- What the task requires -
Write out the entire listing below exactly as it appears, minus any pictures.

- Dataset extract -
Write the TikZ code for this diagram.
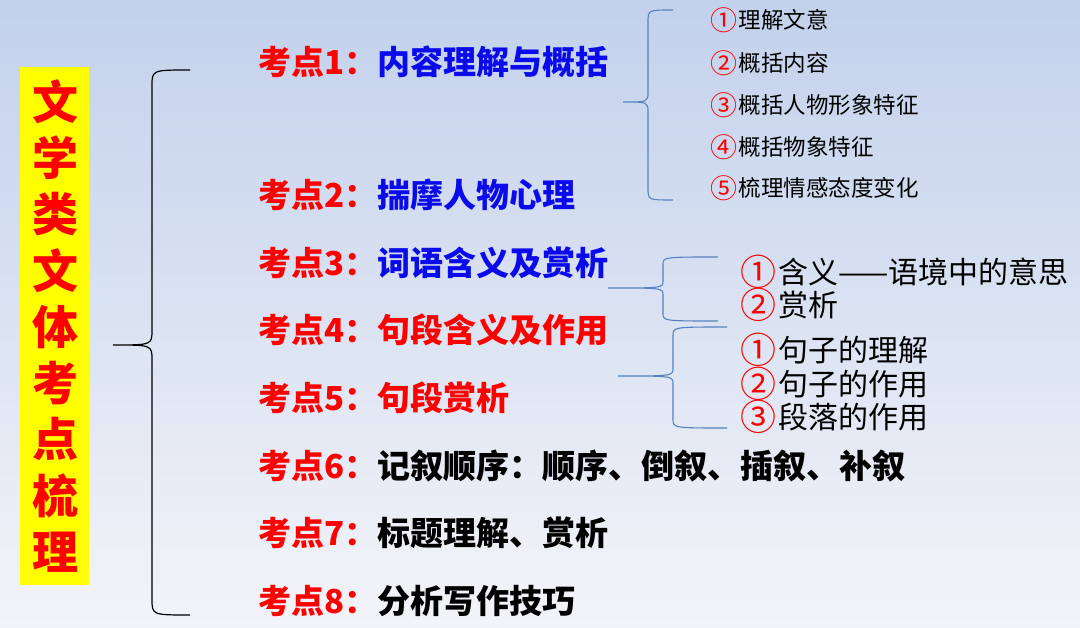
\documentclass[tikz,border=0pt]{standalone}
\usepackage{fontspec}
\setmainfont{Noto Sans CJK SC}
\definecolor{bgtop}{RGB}{194,209,236}
\definecolor{bgmid}{RGB}{199,213,237}
\definecolor{bgbot}{RGB}{243,244,248}
\definecolor{kred}{RGB}{255,0,0}
\definecolor{kblue}{RGB}{10,10,235}
\definecolor{kyellow}{RGB}{255,255,0}
\definecolor{bline}{RGB}{84,130,190}
\tikzset{
  mainitem/.style={anchor=west, inner sep=0pt, font=\fontsize{33}{33}\selectfont\bfseries},
  subsmall/.style={anchor=west, inner sep=0pt, font=\fontsize{22.5}{22.5}\selectfont},
  submid/.style={anchor=west, inner sep=0pt, font=\fontsize{30}{30}\selectfont},
  bigbrace/.style={draw=black, line width=1.2pt},
  smallbrace/.style={draw=bline, line width=1.1pt},
}
\newcommand\kd[1]{\textcolor{kred}{考点#1：}}
\newcommand\cn[1]{\textcolor{kred}{\raisebox{-0.07em}{\scalebox{1.2}{#1}}}\kern0.06em}
\begin{document}
\begin{tikzpicture}[x=1pt,y=-1pt]
\useasboundingbox (0,0) rectangle (1080,628);
\shade[top color=bgtop, middle color=bgmid, bottom color=bgbot] (0,0) rectangle (1080,628);

% title box
\fill[kyellow] (20,67) rectangle (89,585);
\node[inner sep=0pt, align=center, text=kred, font=\fontsize{46}{56.25}\selectfont\bfseries] (title) at (55,326)
  {文\\学\\类\\文\\体\\考\\点\\梳\\理};

% main items
\node[mainitem] (k1) at (258,62)  {\kd{1}\textcolor{kblue}{内容理解与概括}};
\node[mainitem] (k2) at (258,195) {\kd{2}\textcolor{kblue}{揣摩人物心理}};
\node[mainitem] (k3) at (258,263) {\kd{3}\textcolor{kblue}{词语含义及赏析}};
\node[mainitem] (k4) at (258,330) {\kd{4}\textcolor{kred}{句段含义及作用}};
\node[mainitem] (k5) at (258,398) {\kd{5}\textcolor{kred}{句段赏析}};
\node[mainitem] (k6) at (258,466) {\kd{6}记叙顺序：顺序、倒叙、插叙、补叙};
\node[mainitem] (k7) at (258,533) {\kd{7}标题理解、赏析};
\node[mainitem] (k8) at (258,601) {\kd{8}分析写作技巧};

% sub items of 1
\node[subsmall] (s1) at (710,20)  {\cn{①}理解文意};
\node[subsmall] (s2) at (710,63)  {\cn{②}概括内容};
\node[subsmall] (s3) at (710,105) {\cn{③}概括人物形象特征};
\node[subsmall] (s4) at (710,147) {\cn{④}概括物象特征};
\node[subsmall] (s5) at (710,188) {\cn{⑤}梳理情感态度变化};

% sub items of 3
\node[submid] (t1) at (740,272) {\cn{①}含义——语境中的意思};
\node[submid] (t2) at (740,305) {\cn{②}赏析};

% sub items of 4/5
\node[submid] (u1) at (740,350) {\cn{①}句子的理解};
\node[submid] (u2) at (740,384) {\cn{②}句子的作用};
\node[submid] (u3) at (740,417) {\cn{③}段落的作用};

% big brace
\coordinate (B0t) at (190,70);
\coordinate (B0tip) at (113,345);
\coordinate (B0b) at (190,615);
\draw[bigbrace] (B0t) .. controls (152,70) .. (152,86) -- (152,330)
  .. controls (152,345) .. (B0tip) .. controls (152,345) .. (152,360)
  -- (152,599) .. controls (152,615) .. (B0b);

% brace 1
\coordinate (B1t) at (673,10);
\coordinate (B1tip) at (623,102);
\coordinate (B1b) at (673,200);
\draw[smallbrace] (B1t) .. controls (648,10) .. (648,22) -- (648,92)
  .. controls (648,102) .. (B1tip) .. controls (648,102) .. (648,112)
  -- (648,188) .. controls (648,200) .. (B1b);

% brace 2
\coordinate (B2t) at (718,257);
\coordinate (B2tip) at (608,288);
\coordinate (B2b) at (718,321);
\draw[smallbrace] (B2t) .. controls (663,257) .. (663,265) -- (663,281)
  .. controls (663,288) .. (B2tip) .. controls (663,288) .. (663,295)
  -- (663,313) .. controls (663,321) .. (B2b);

% brace 3
\coordinate (B3t) at (727,327);
\coordinate (B3tip) at (618,376);
\coordinate (B3b) at (727,428);
\draw[smallbrace] (B3t) .. controls (673,327) .. (673,336) -- (673,368)
  .. controls (673,376) .. (B3tip) .. controls (673,376) .. (673,384)
  -- (673,419) .. controls (673,428) .. (B3b);
\end{tikzpicture}
\end{document}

- Exercise solution -
Write the TikZ code for this diagram.
\documentclass[tikz,border=0pt]{standalone}
\usepackage{fontspec}
\setmainfont{Noto Sans CJK SC}
\definecolor{bgtop}{RGB}{194,209,236}
\definecolor{bgmid}{RGB}{199,213,237}
\definecolor{bgbot}{RGB}{243,244,248}
\definecolor{kred}{RGB}{255,0,0}
\definecolor{kblue}{RGB}{10,10,235}
\definecolor{kyellow}{RGB}{255,255,0}
\definecolor{bline}{RGB}{84,130,190}
\tikzset{
  mainitem/.style={anchor=west, inner sep=0pt, font=\fontsize{33}{33}\selectfont\bfseries},
  subsmall/.style={anchor=west, inner sep=0pt, font=\fontsize{22.5}{22.5}\selectfont},
  submid/.style={anchor=west, inner sep=0pt, font=\fontsize{30}{30}\selectfont},
  bigbrace/.style={draw=black, line width=1.2pt},
  smallbrace/.style={draw=bline, line width=1.1pt},
}
\newcommand\kd[1]{\textcolor{kred}{考点#1：}}
\newcommand\cn[1]{\textcolor{kred}{\raisebox{-0.07em}{\scalebox{1.2}{#1}}}\kern0.06em}
\begin{document}
\begin{tikzpicture}[x=1pt,y=-1pt]
\useasboundingbox (0,0) rectangle (1080,628);
\shade[top color=bgtop, middle color=bgmid, bottom color=bgbot] (0,0) rectangle (1080,628);

% title box
\fill[kyellow] (20,67) rectangle (89,585);
\node[inner sep=0pt, align=center, text=kred, font=\fontsize{46}{56.25}\selectfont\bfseries] (title) at (55,326)
  {文\\学\\类\\文\\体\\考\\点\\梳\\理};

% main items
\node[mainitem] (k1) at (258,62)  {\kd{1}\textcolor{kblue}{内容理解与概括}};
\node[mainitem] (k2) at (258,195) {\kd{2}\textcolor{kblue}{揣摩人物心理}};
\node[mainitem] (k3) at (258,263) {\kd{3}\textcolor{kblue}{词语含义及赏析}};
\node[mainitem] (k4) at (258,330) {\kd{4}\textcolor{kred}{句段含义及作用}};
\node[mainitem] (k5) at (258,398) {\kd{5}\textcolor{kred}{句段赏析}};
\node[mainitem] (k6) at (258,466) {\kd{6}记叙顺序：顺序、倒叙、插叙、补叙};
\node[mainitem] (k7) at (258,533) {\kd{7}标题理解、赏析};
\node[mainitem] (k8) at (258,601) {\kd{8}分析写作技巧};

% sub items of 1
\node[subsmall] (s1) at (710,20)  {\cn{①}理解文意};
\node[subsmall] (s2) at (710,63)  {\cn{②}概括内容};
\node[subsmall] (s3) at (710,105) {\cn{③}概括人物形象特征};
\node[subsmall] (s4) at (710,147) {\cn{④}概括物象特征};
\node[subsmall] (s5) at (710,188) {\cn{⑤}梳理情感态度变化};

% sub items of 3
\node[submid] (t1) at (740,272) {\cn{①}含义——语境中的意思};
\node[submid] (t2) at (740,305) {\cn{②}赏析};

% sub items of 4/5
\node[submid] (u1) at (740,350) {\cn{①}句子的理解};
\node[submid] (u2) at (740,384) {\cn{②}句子的作用};
\node[submid] (u3) at (740,417) {\cn{③}段落的作用};

% big brace
\coordinate (B0t) at (190,70);
\coordinate (B0tip) at (113,345);
\coordinate (B0b) at (190,615);
\draw[bigbrace] (B0t) .. controls (152,70) .. (152,86) -- (152,330)
  .. controls (152,345) .. (B0tip) .. controls (152,345) .. (152,360)
  -- (152,599) .. controls (152,615) .. (B0b);

% brace 1
\coordinate (B1t) at (673,10);
\coordinate (B1tip) at (623,102);
\coordinate (B1b) at (673,200);
\draw[smallbrace] (B1t) .. controls (648,10) .. (648,22) -- (648,92)
  .. controls (648,102) .. (B1tip) .. controls (648,102) .. (648,112)
  -- (648,188) .. controls (648,200) .. (B1b);

% brace 2
\coordinate (B2t) at (718,257);
\coordinate (B2tip) at (608,288);
\coordinate (B2b) at (718,321);
\draw[smallbrace] (B2t) .. controls (663,257) .. (663,265) -- (663,281)
  .. controls (663,288) .. (B2tip) .. controls (663,288) .. (663,295)
  -- (663,313) .. controls (663,321) .. (B2b);

% brace 3
\coordinate (B3t) at (727,327);
\coordinate (B3tip) at (618,376);
\coordinate (B3b) at (727,428);
\draw[smallbrace] (B3t) .. controls (673,327) .. (673,336) -- (673,368)
  .. controls (673,376) .. (B3tip) .. controls (673,376) .. (673,384)
  -- (673,419) .. controls (673,428) .. (B3b);
\end{tikzpicture}
\end{document}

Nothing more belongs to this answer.